Владимир Щербаков - Клуб любителей фантастики, 1976–1977
Найти истоки Красоты в далеком прошлом, осмыслить их, перенести в настоящее — вот сверхзадача, которую поставил перед собой Ефремов в этом произведении.
И тогда перед нашими глазами вырастает вторая ступень писателя — его роман «Лезвие бритвы». Роман, несущий на себе нагрузку энциклопедических знаний, огромное количество разнообразнейших сведений, он тоже непрерывно «держит» главное направление. Это анализ современного человека, оценка его резервов и возможностей — всего того, что так необходимо для воспитания человека будущего. Опять перед автором встает сверхзадача: анализ красоты, анализ прекрасного как основы развития человека в коммунистическом завтра.
И вот последняя ступень вершины — «Туманность Андромеды». Роман посвящен описанию высокоразвитого коммунистического общества, охватывающего все человечество. Перед нашими глазами все сферы общественной жизни: наука, техника, философия, искусство, мораль.
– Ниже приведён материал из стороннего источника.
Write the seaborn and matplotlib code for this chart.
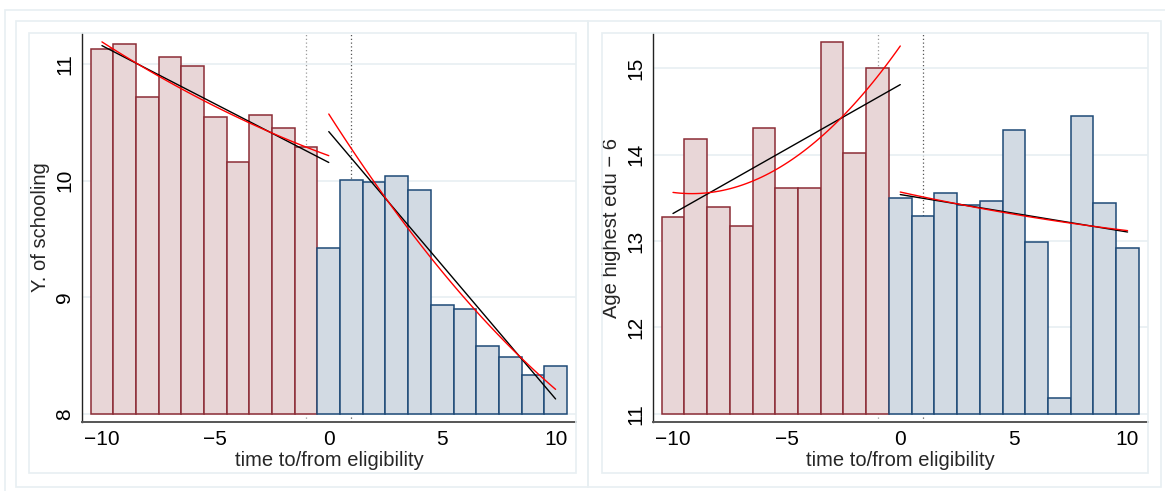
import numpy as np
import pandas as pd
import matplotlib
matplotlib.use("Agg")
import matplotlib.pyplot as plt
from matplotlib.patches import Rectangle
import seaborn as sns

# bar values (time to/from eligibility -10..10)
t_before = [-10, -9, -8, -7, -6, -5, -4, -3, -2, -1]
t_after = [0, 1, 2, 3, 4, 5, 6, 7, 8, 9, 10]

school_before = [11.13, 11.17, 10.72, 11.06, 10.98, 10.55, 10.16, 10.56, 10.45, 10.29]
school_after = [9.42, 10.01, 9.99, 10.04, 9.92, 8.93, 8.90, 8.58, 8.49, 8.33, 8.41]

agedu_before = [13.28, 14.18, 13.40, 13.17, 14.31, 13.62, 13.61, 15.31, 14.02, 15.01]
agedu_after = [13.50, 13.29, 13.56, 13.42, 13.46, 14.29, 12.99, 11.18, 14.45, 13.44, 12.92]

xticks = [-10, -5, 0, 5, 10]
W, H = 1165, 491

sns.set_theme(style="white")
plt.rcParams['font.family'] = ['Liberation Sans', 'DejaVu Sans']
plt.rcParams['axes.unicode_minus'] = True

red_fill, red_edge = '#E8D6D7', '#8C2C36'
blue_fill, blue_edge = '#D2DAE3', '#1E4A77'
frame_col = '#E8EFF2'

fig = plt.figure(figsize=(W / 100, H / 100), dpi=100)


def px_rect(x0, y0, x1, y1):
    # rectangle given in pixel coords from the top-left corner
    fig.patches.append(Rectangle((x0 / W, 1 - y1 / H), (x1 - x0) / W, (y1 - y0) / H,
                                 transform=fig.transFigure, fill=False,
                                 edgecolor=frame_col, lw=1.2, zorder=0))


px_rect(5, 10, 1175, 500)
px_rect(16, 21, 588, 487)
px_rect(588, 21, 1161, 487)
px_rect(29, 33, 576, 473)
px_rect(602, 33, 1148, 473)


def panel(ax, yb, ya, base, ylim, yticks, ylabel):
    df_b = pd.DataFrame({'t': t_before, 'y': yb})
    df_a = pd.DataFrame({'t': t_after, 'y': ya})
    ax.axvline(-1, color='#9a9a9a', ls=(0, (1, 2)), lw=0.9, zorder=0.5)
    ax.axvline(1, color='#555555', ls=(0, (1, 2)), lw=0.9, zorder=0.5)
    sns.barplot(data=df_b, x='t', y='y', native_scale=True, width=1, color=red_fill,
                saturation=1, edgecolor=red_edge, linewidth=1.1, errorbar=None, ax=ax)
    sns.barplot(data=df_a, x='t', y='y', native_scale=True, width=1, color=blue_fill,
                saturation=1, edgecolor=blue_edge, linewidth=1.1, errorbar=None, ax=ax)
    # bars start at the bottom tick value, not at zero
    for p in ax.patches:
        h = p.get_height()
        p.set_y(base)
        p.set_height(h - base)
        p.set_zorder(1)

    # linear (black) and quadratic (red) fits on each side; the bar at 0 is left out
    tb, yb_ = np.array(t_before), np.array(yb)
    ta, ya_ = np.array(t_after), np.array(ya)
    keep = ta >= 1
    gl = np.linspace(-10, 0, 60)
    gr = np.linspace(0, 10, 60)
    for order, col in [(1, 'black'), (2, '#FF0000')]:
        cl = np.polyfit(tb, yb_, order)
        cr = np.polyfit(ta[keep], ya_[keep], order)
        sns.lineplot(x=gl, y=np.polyval(cl, gl), color=col, lw=1.0, ax=ax, zorder=3)
        sns.lineplot(x=gr, y=np.polyval(cr, gr), color=col, lw=1.0, ax=ax, zorder=3)

    ax.set_xlim(-10.88, 10.9)
    ax.set_ylim(*ylim)
    ax.set_xticks(xticks)
    ax.set_yticks(yticks)
    ax.yaxis.grid(True, color=frame_col, lw=1.2)
    ax.set_axisbelow(True)
    for s in ['top', 'right']:
        ax.spines[s].set_visible(False)
    ax.spines['left'].set_color('#222222')
    ax.spines['left'].set_linewidth(1.0)
    ax.spines['bottom'].set_color('#555555')
    ax.spines['bottom'].set_linewidth(1.4)
    ax.tick_params(axis='both', direction='out', length=4, width=1.0, color='#222222',
                   labelsize=15, colors='black')
    ax.tick_params(axis='x', pad=1.5)
    ax.tick_params(axis='y', pad=1.5, labelrotation=90)
    for lab in ax.get_yticklabels():
        lab.set_va('center')
    ax.set_xlabel('time to/from eligibility', fontsize=14.5, labelpad=2)
    ax.set_ylabel(ylabel, fontsize=14.5)
    ax.yaxis.set_label_coords(-32 / 494, 0.5)


ax1 = fig.add_axes([82 / W, 1 - 422 / H, (576 - 82) / W, (422 - 33) / H])
ax2 = fig.add_axes([653 / W, 1 - 422 / H, (1148 - 653) / W, (422 - 33) / H])
ax1.patch.set_alpha(0)
ax2.patch.set_alpha(0)

panel(ax1, school_before, school_after, 8, (7.931, 11.266), [8, 9, 10, 11], 'Y. of schooling')
panel(ax2, agedu_before, agedu_after, 11, (10.904, 15.41), [11, 12, 13, 14, 15], 'Age highest edu \u2212 6')

fig.savefig('out.png', dpi=100)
Когда-то Маркс говорил о том, что Коммунизм равен гуманизму. Эта формула лежит в основе научно-фантастического романа Ефремова. Она охватывает все стороны формирования нового человека, воспитания его. Перед нашими глазами встает труд будущего, как абсолютная потребность здорового человека, доставляющая ему наслаждение. Автор выступает против «машинного рая». Он вводит читателя в мир, в котором достижения научно-технической революции сочетаются с яркими преимуществами социалистического общества, Общества, в котором насыщение мира красотой является естественной потребностью.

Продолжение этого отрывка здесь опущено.